Who provides fibre optic broadband in the UK?
An increasing amount of providers are now offering fibre broadband such as Sky, Virgin Media, BT, EE, Talk Talk and Plusnet. Other providers are expected to join the market over the coming years as fibre broadband becomes more and more established.
How fast is fibre optic broadband?
As with all types of broadband, fibre optic packages are advertised by their “up to” speed, i.e. the maximum speed that the package is capable of delivering. Virgin Media offers up to 30Mb, 60Mb and, in some areas of the UK, up to 100Mb broadband. The other domestic fibre optic providers in the UK include BT and Plusnet.
Are there different types of fibre optic broadband?
There are two different types of fixed-line fibre broadband, FTTH (Fibre to the Home) and FTTC (Fibre to the Cabinet).
With FTTH the line is connected directly to subscribers’ homes. This makes it the faster of the two systems, as there is no copper wire compromising the efficiency.
With FTTC the fibre optic network only travels as far as a user’s cabinet, the roadside box from which all of the lines in that neighbourhood emanate.
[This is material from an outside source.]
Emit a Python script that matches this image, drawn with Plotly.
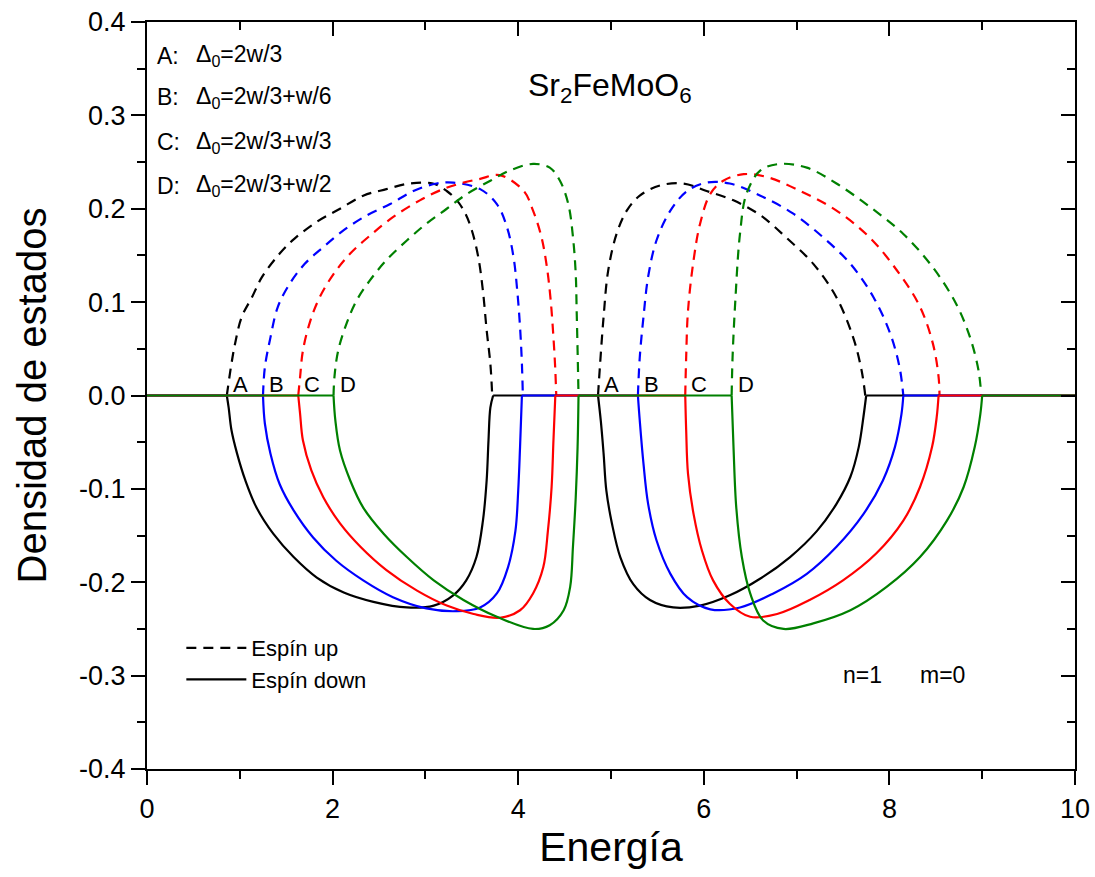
import plotly.graph_objects as go

# Density of states for Sr2FeMoO6, spin up (dashed) and spin down (solid)
# Cases A-D: different values of Delta_0

labels = ["A", "B", "C", "D"]
colors = ["#000000", "#0000FF", "#FF0000", "#008000"]
case_texts = [
    "Δ<sub>0</sub>=2w/3",
    "Δ<sub>0</sub>=2w/3+w/6",
    "Δ<sub>0</sub>=2w/3+w/3",
    "Δ<sub>0</sub>=2w/3+w/2",
]

# ---- case A ----
A_up_left_x = [0.86, 0.91, 0.95, 1.02, 1.13, 1.24, 1.43, 1.59, 1.83, 2.08, 2.33, 2.58, 2.83, 3.08, 3.23, 3.34, 3.43, 3.50, 3.57, 3.62, 3.66, 3.70, 3.72]
A_up_left_y = [0, 0.034, 0.056, 0.084, 0.105, 0.127, 0.152, 0.168, 0.186, 0.200, 0.214, 0.221, 0.227, 0.227, 0.219, 0.209, 0.195, 0.177, 0.148, 0.112, 0.070, 0.034, 0]
A_up_right_x = [4.86, 4.88, 4.92, 4.97, 5.06, 5.17, 5.31, 5.53, 5.78, 6.03, 6.32, 6.61, 6.89, 7.18, 7.43, 7.61, 7.70, 7.74]
A_up_right_y = [0, 0.030, 0.084, 0.134, 0.173, 0.198, 0.214, 0.225, 0.227, 0.219, 0.209, 0.193, 0.169, 0.141, 0.105, 0.062, 0.027, 0]
A_dn_left_x = [0.86, 0.88, 0.91, 0.97, 1.06, 1.18, 1.36, 1.58, 1.83, 2.12, 2.44, 2.80, 3.09, 3.30, 3.44, 3.55, 3.62, 3.66, 3.68, 3.70, 3.73]
A_dn_left_y = [0, -0.013, -0.037, -0.062, -0.091, -0.120, -0.148, -0.173, -0.195, -0.211, -0.221, -0.227, -0.225, -0.214, -0.198, -0.173, -0.134, -0.091, -0.048, -0.013, 0]
A_dn_right_x = [4.86, 4.89, 4.92, 4.95, 5.01, 5.10, 5.24, 5.42, 5.67, 5.96, 6.28, 6.61, 6.93, 7.22, 7.43, 7.58, 7.67, 7.72, 7.75]
A_dn_right_y = [0, -0.027, -0.062, -0.102, -0.137, -0.173, -0.202, -0.219, -0.227, -0.225, -0.214, -0.196, -0.173, -0.145, -0.116, -0.087, -0.055, -0.023, 0]

# ---- case B ----
B_up_left_x = [1.25, 1.27, 1.33, 1.41, 1.54, 1.70, 1.90, 2.12, 2.37, 2.62, 2.87, 3.12, 3.30, 3.59, 3.77, 3.88, 3.95, 3.99, 4.02, 4.04, 4.05]
B_up_left_y = [0, 0.030, 0.062, 0.095, 0.120, 0.141, 0.159, 0.177, 0.193, 0.205, 0.219, 0.227, 0.228, 0.221, 0.205, 0.180, 0.148, 0.112, 0.073, 0.034, 0]
B_up_right_x = [5.29, 5.31, 5.35, 5.40, 5.49, 5.64, 5.82, 6.03, 6.28, 6.61, 6.96, 7.29, 7.58, 7.83, 8.01, 8.11, 8.15]
B_up_right_y = [0, 0.041, 0.084, 0.127, 0.166, 0.198, 0.219, 0.228, 0.227, 0.214, 0.195, 0.169, 0.141, 0.105, 0.066, 0.030, 0]
B_dn_left_x = [1.25, 1.27, 1.33, 1.43, 1.58, 1.79, 2.04, 2.33, 2.65, 3.01, 3.34, 3.59, 3.77, 3.89, 3.97, 4.00, 4.02, 4.04]
B_dn_left_y = [0, -0.030, -0.062, -0.095, -0.123, -0.152, -0.177, -0.198, -0.216, -0.228, -0.231, -0.227, -0.212, -0.184, -0.145, -0.102, -0.055, 0]
B_dn_right_x = [5.29, 5.31, 5.35, 5.40, 5.49, 5.64, 5.82, 6.07, 6.39, 6.75, 7.11, 7.43, 7.72, 7.93, 8.06, 8.13, 8.15]
B_dn_right_y = [0, -0.027, -0.073, -0.116, -0.155, -0.191, -0.216, -0.229, -0.227, -0.212, -0.191, -0.162, -0.127, -0.091, -0.055, -0.020, 0]

# ---- case C ----
C_up_left_x = [1.63, 1.65, 1.68, 1.76, 1.86, 2.01, 2.19, 2.40, 2.65, 2.94, 3.19, 3.41, 3.59, 3.80, 4.06, 4.16, 4.25, 4.31, 4.35, 4.38, 4.40, 4.41]
C_up_left_y = [0, 0.020, 0.048, 0.080, 0.105, 0.130, 0.152, 0.171, 0.191, 0.209, 0.221, 0.228, 0.232, 0.236, 0.219, 0.198, 0.170, 0.137, 0.102, 0.062, 0.027, 0]
C_up_right_x = [5.80, 5.81, 5.83, 5.89, 5.96, 6.07, 6.21, 6.43, 6.68, 7.04, 7.43, 7.79, 8.11, 8.33, 8.47, 8.53, 8.54]
C_up_right_y = [0, 0.041, 0.091, 0.145, 0.184, 0.216, 0.230, 0.237, 0.234, 0.219, 0.198, 0.169, 0.130, 0.095, 0.055, 0.020, 0]
C_dn_left_x = [1.63, 1.65, 1.68, 1.77, 1.90, 2.08, 2.30, 2.58, 2.91, 3.23, 3.52, 3.80, 4.02, 4.16, 4.27, 4.32, 4.36, 4.38, 4.40]
C_dn_left_y = [0, -0.020, -0.048, -0.080, -0.109, -0.137, -0.162, -0.187, -0.209, -0.225, -0.234, -0.238, -0.230, -0.212, -0.184, -0.145, -0.098, -0.048, 0]
C_dn_right_x = [5.80, 5.81, 5.83, 5.89, 5.98, 6.10, 6.28, 6.50, 6.79, 7.14, 7.50, 7.86, 8.15, 8.33, 8.46, 8.51, 8.53]
C_dn_right_y = [0, -0.037, -0.084, -0.127, -0.166, -0.198, -0.223, -0.237, -0.234, -0.219, -0.198, -0.169, -0.134, -0.098, -0.055, -0.023, 0]

# ---- case D ----
D_up_left_x = [2.01, 2.02, 2.06, 2.15, 2.26, 2.40, 2.58, 2.80, 3.01, 3.23, 3.45, 3.70, 3.91, 4.16, 4.34, 4.45, 4.54, 4.59, 4.62, 4.63, 4.64, 4.65]
D_up_left_y = [0, 0.020, 0.048, 0.077, 0.102, 0.123, 0.145, 0.166, 0.184, 0.200, 0.216, 0.230, 0.241, 0.248, 0.244, 0.230, 0.205, 0.170, 0.130, 0.091, 0.048, 0]
D_up_right_x = [6.30, 6.31, 6.34, 6.39, 6.46, 6.61, 6.82, 7.11, 7.43, 7.79, 8.15, 8.47, 8.72, 8.87, 8.96, 8.99]
D_up_right_y = [0, 0.041, 0.102, 0.173, 0.216, 0.241, 0.248, 0.244, 0.227, 0.202, 0.173, 0.137, 0.098, 0.062, 0.027, 0]
D_dn_left_x = [2.01, 2.03, 2.08, 2.19, 2.33, 2.55, 2.80, 3.09, 3.41, 3.77, 4.16, 4.34, 4.49, 4.56, 4.59, 4.62, 4.64, 4.65]
D_dn_left_y = [0, -0.027, -0.059, -0.091, -0.120, -0.148, -0.173, -0.198, -0.219, -0.237, -0.250, -0.246, -0.230, -0.205, -0.162, -0.109, -0.055, 0]
D_dn_right_x = [6.30, 6.32, 6.35, 6.41, 6.50, 6.64, 6.86, 7.18, 7.58, 7.97, 8.33, 8.62, 8.80, 8.92, 8.98, 9.00]
D_dn_right_y = [0, -0.055, -0.120, -0.173, -0.212, -0.241, -0.250, -0.244, -0.230, -0.205, -0.173, -0.134, -0.098, -0.055, -0.020, 0]

E_MIN, E_MAX = 0, 10
y_ticks = [-0.4, -0.3, -0.2, -0.1, 0.0, 0.1, 0.2, 0.3, 0.4]
y_tick_text = ["-0.4", "-0.3", "-0.2", "-0.1", "0.0", "0.1", "0.2", "0.3", "0.4"]

up_bands = [
    (A_up_left_x, A_up_left_y, A_up_right_x, A_up_right_y),
    (B_up_left_x, B_up_left_y, B_up_right_x, B_up_right_y),
    (C_up_left_x, C_up_left_y, C_up_right_x, C_up_right_y),
    (D_up_left_x, D_up_left_y, D_up_right_x, D_up_right_y),
]
dn_bands = [
    (A_dn_left_x, A_dn_left_y, A_dn_right_x, A_dn_right_y),
    (B_dn_left_x, B_dn_left_y, B_dn_right_x, B_dn_right_y),
    (C_dn_left_x, C_dn_left_y, C_dn_right_x, C_dn_right_y),
    (D_dn_left_x, D_dn_left_y, D_dn_right_x, D_dn_right_y),
]

FONT = "Liberation Sans, Arial, Helvetica, sans-serif"
LW = 2.2
DASH = "10px,7px"

fig = go.Figure()

# spin up: two bands, dashed, gap between them
for (lx, ly, rx, ry), col, lab in zip(up_bands, colors, labels):
    fig.add_trace(go.Scatter(
        x=lx + [None] + rx, y=ly + [None] + ry,
        mode="lines", line=dict(color=col, width=LW, dash=DASH, shape="spline"),
        name=f"{lab} up", showlegend=False, hoverinfo="skip",
    ))

# spin down: smooth bands, plus straight zero-level stretches outside them
for (lx, ly, rx, ry), col, lab in zip(dn_bands, colors, labels):
    fig.add_trace(go.Scatter(
        x=lx + [None] + rx, y=ly + [None] + ry,
        mode="lines", line=dict(color=col, width=LW, shape="spline"),
        name=f"{lab} down", showlegend=False, hoverinfo="skip",
    ))
    fig.add_trace(go.Scatter(
        x=[E_MIN, lx[0], None, lx[-1], rx[0], None, rx[-1], E_MAX],
        y=[0, ly[0], None, ly[-1], ry[0], None, ry[-1], 0],
        mode="lines", line=dict(color=col, width=LW, shape="linear"),
        name=f"{lab} down (gap)", showlegend=False, hoverinfo="skip",
    ))

# legend entries
fig.add_trace(go.Scatter(x=[None], y=[None], mode="lines",
                         line=dict(color="black", width=LW, dash=DASH), name="Espín up"))
fig.add_trace(go.Scatter(x=[None], y=[None], mode="lines",
                         line=dict(color="black", width=LW), name="Espín down"))

# empty trace that carries the top/right mirror axes
fig.add_trace(go.Scatter(x=[None], y=[None], xaxis="x2", yaxis="y2",
                         showlegend=False, hoverinfo="skip"))

# band-edge letters on the zero line
annotations = []
for (lx, _, rx, _), lab in zip(dn_bands, labels):
    for x0 in (lx[0], rx[0]):
        annotations.append(dict(x=x0, y=0, xref="x", yref="y", text=lab, showarrow=False,
                                xanchor="left", yanchor="bottom", xshift=4, yshift=-3,
                                font=dict(size=22, color="black", family=FONT)))

# case list in the upper left corner
row_y = [0.955, 0.899, 0.839, 0.781]
for lab, txt, yy in zip(labels, case_texts, row_y):
    annotations.append(dict(x=0.009, y=yy, xref="paper", yref="paper", text=lab + ":",
                            showarrow=False, xanchor="left", yanchor="middle",
                            font=dict(size=23, color="black", family=FONT)))
    annotations.append(dict(x=0.051, y=yy, xref="paper", yref="paper", text=txt,
                            showarrow=False, xanchor="left", yanchor="middle",
                            font=dict(size=23, color="black", family=FONT)))

annotations.append(dict(x=0.499, y=0.912, xref="paper", yref="paper",
                        text="Sr<sub>2</sub>FeMoO<sub>6</sub>", showarrow=False,
                        xanchor="center", yanchor="middle",
                        font=dict(size=32, color="black", family=FONT)))
annotations.append(dict(x=0.771, y=0.126, xref="paper", yref="paper", text="n=1",
                        showarrow=False, xanchor="center", yanchor="middle",
                        font=dict(size=23, color="black", family=FONT)))
annotations.append(dict(x=0.857, y=0.126, xref="paper", yref="paper", text="m=0",
                        showarrow=False, xanchor="center", yanchor="middle",
                        font=dict(size=23, color="black", family=FONT)))

axis_common = dict(showgrid=False, zeroline=False, showline=True, linecolor="black",
                   linewidth=2.2, tickcolor="black", tickwidth=2, ticklen=14)

fig.update_layout(
    width=1095, height=877,
    margin=dict(l=147, r=20, t=22, b=108, autoexpand=False),
    paper_bgcolor="white", plot_bgcolor="white",
    font=dict(family=FONT, color="black"),
    showlegend=True,
    legend=dict(x=0.037, y=0.19, xanchor="left", yanchor="top",
                bgcolor="rgba(0,0,0,0)", font=dict(size=22, family=FONT),
                itemwidth=60, tracegroupgap=0),
    annotations=annotations,
    xaxis=dict(range=[E_MIN, E_MAX], dtick=2, tick0=0, ticks="outside",
               minor=dict(tickmode="linear", tick0=0, dtick=1, ticklen=8, tickwidth=2,
                          tickcolor="black", ticks="outside"),
               tickfont=dict(size=27, family=FONT),
               title=dict(text="Energía", font=dict(size=41, family=FONT), standoff=10),
               automargin=False, **axis_common),
    yaxis=dict(range=[-0.4, 0.4], tickmode="array", tickvals=y_ticks, ticktext=y_tick_text,
               ticks="outside",
               minor=dict(tickmode="linear", tick0=0, dtick=0.05, ticklen=8, tickwidth=2,
                          tickcolor="black", ticks="outside"),
               tickfont=dict(size=27, family=FONT),
               title=dict(text="Densidad de estados", font=dict(size=40, family=FONT), standoff=20),
               automargin=False, **axis_common),
    xaxis2=dict(range=[E_MIN, E_MAX], overlaying="x", side="top", anchor="y2",
                dtick=2, tick0=0, ticks="inside", showticklabels=False,
                minor=dict(tickmode="linear", tick0=0, dtick=1, ticklen=8, tickwidth=2,
                           tickcolor="black", ticks="inside"),
                **axis_common),
    yaxis2=dict(range=[-0.4, 0.4], overlaying="y", side="right", anchor="x2",
                dtick=0.1, tick0=0, ticks="inside", showticklabels=False,
                minor=dict(tickmode="linear", tick0=0, dtick=0.05, ticklen=8, tickwidth=2,
                           tickcolor="black", ticks="inside"),
                **axis_common),
)

fig.write_html("out.html", config={"displayModeBar": False})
The final leg of the journey from the cabinet to the subscriber’s home uses the pre-existing copper phone line and so the broadband signal is at risk of slowing down.
Whether a provider uses FTTH or FTTC the broadband connection should still be a lot faster than any other method of Internet access.
Where is it available?
Fibre optic broadband is already available to millions of homes in the UK so chances are that your area may already be connected.
So far fibre optic providers have focused on large towns and cities for connection to their networks. Some outlying rural communities have also become connected as a result of local petitions and initiatives undertaken by ISPs and local councils.
Are fibre optic broadband deals available in my area?
To check availability in your area you can use our postcode checker at the top of this page. We’ll then be able to tell you instantly which providers are available and we’ll show you a full breakdown of all the packages that you have to choose from. The UK’s fibre optic providers are engaged in extensive ongoing programmes of fibre broadband roll out, so if your area isn’t connected yet there’s a good chance that it may be soon.
If our postcode checker tells you that the fibre optic network hasn’t reached your home yet why not sign up for our fibre optic broadband alerts? If you do we'll contact you just as soon as the fibre optic network reaches you.
High availability areas
Some areas of the country have high availability already. These areas include:
London, Manchester, Birmingham, Leeds, Liverpool, Staffordshire, Stoke-on-Trent, Trafford, Warrington & York.